Re: Change data capture tool for hbase

Posted by Asaf Mesika <as...@gmail.com>.
What's wrong with HBase native Master Slave replicate, or am I missing
something here?


On Mon, Jun 3, 2013 at 12:16 PM, yavuz gokirmak <yg...@gmail.com> wrote:

> Hi all,
>
> Currently we are working on a hbase change data capture (CDC) tool. I want
> to share our ideas and continue development according to your feedback.
>
> As you know CDC tools are used for tracking the data changes and take
> actions according to these changes[1].  For example in relational
> databases, CDC tools are mainly used for replication.
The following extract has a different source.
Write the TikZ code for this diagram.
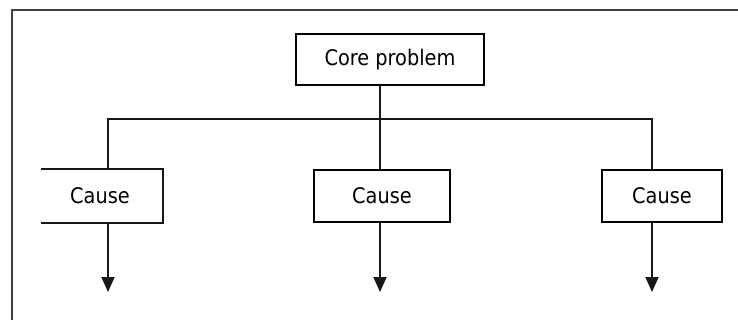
\documentclass[tikz,border=0pt]{standalone}
\usepackage{fontspec}
\setmainfont{DejaVu Sans Condensed}
\usetikzlibrary{arrows.meta}
\begin{document}
\begin{tikzpicture}[x=1pt,y=-1pt,
  box/.style={draw=black,line width=1.9pt,inner sep=0pt,font=\fontsize{21.5}{24}\selectfont,minimum height=52pt},
  openbox/.style={box,draw=none},
  link/.style={line width=1.9pt,draw=black!90},
  arr/.style={link,-{Triangle[width=13pt,length=15pt]}},
  frame/.style={line width=1.3pt,draw=black!75}]
\useasboundingbox (0,0) rectangle (738,320);
\draw[frame] (12,320) -- (12,10) -- (738,10);
\node[box,minimum width=188pt,minimum height=51pt] (core) at (390,59.5) {Core problem};
\node[openbox,minimum width=120pt] (c1) at (102,196) {\hspace*{-4pt}Cause};
\draw[link] (c1.north west) -- (c1.north east) -- (c1.south east) -- (c1.south west);
\node[box,minimum width=136pt] (c2) at (382,196) {Cause};
\node[box,minimum width=120pt] (c3) at (662,196) {Cause};
\coordinate (b1) at (108,119);
\coordinate (b2) at (380,119);
\coordinate (b3) at (652,119);
\coordinate (a1) at (108,292);
\coordinate (a2) at (380,292);
\coordinate (a3) at (652,292);
\draw[link] (core.south -| b2) -- (b2);
\draw[link] (b1 |- c1.north) -- (b1) -- (b3) -- (b3 |- c3.north);
\draw[link] (b2) -- (b2 |- c2.north);
\draw[arr] (b1 |- c1.south) -- (a1);
\draw[arr] (b2 |- c2.south) -- (a2);
\draw[arr] (b3 |- c3.south) -- (a3);
\end{tikzpicture}
\end{document}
You can replicate
> your source system continuously to another location or db using CDC tool.So
> whenever an insert/update/delete is done on the source system, you can
> reflect the same operation to the replicated environment.
>
> As I've said, we are working on a CDC tool that can track changes on a
> hbase table and reflect those changes to any other system in real-time.
>
> What we are trying to implement the tool in a way that he will behave as a
> slave cluster. So if we enable master-master replication in the source
> system, we expect to get all changes and act accordingly. Once the proof of
> concept cdc tool is implemented ( we need one week ) we will convert it to
> a flume source. So using it as a flume source we can direct data changes to
> any destination (sink)
>
> This is just a summary.
> Please write your feedback and comments.
>
> Do you know any tool similar to this proposal?
>
> regards.
>
>
>
>
>
> 1- http://en.wikipedia.org/wiki/Change_data_capture
>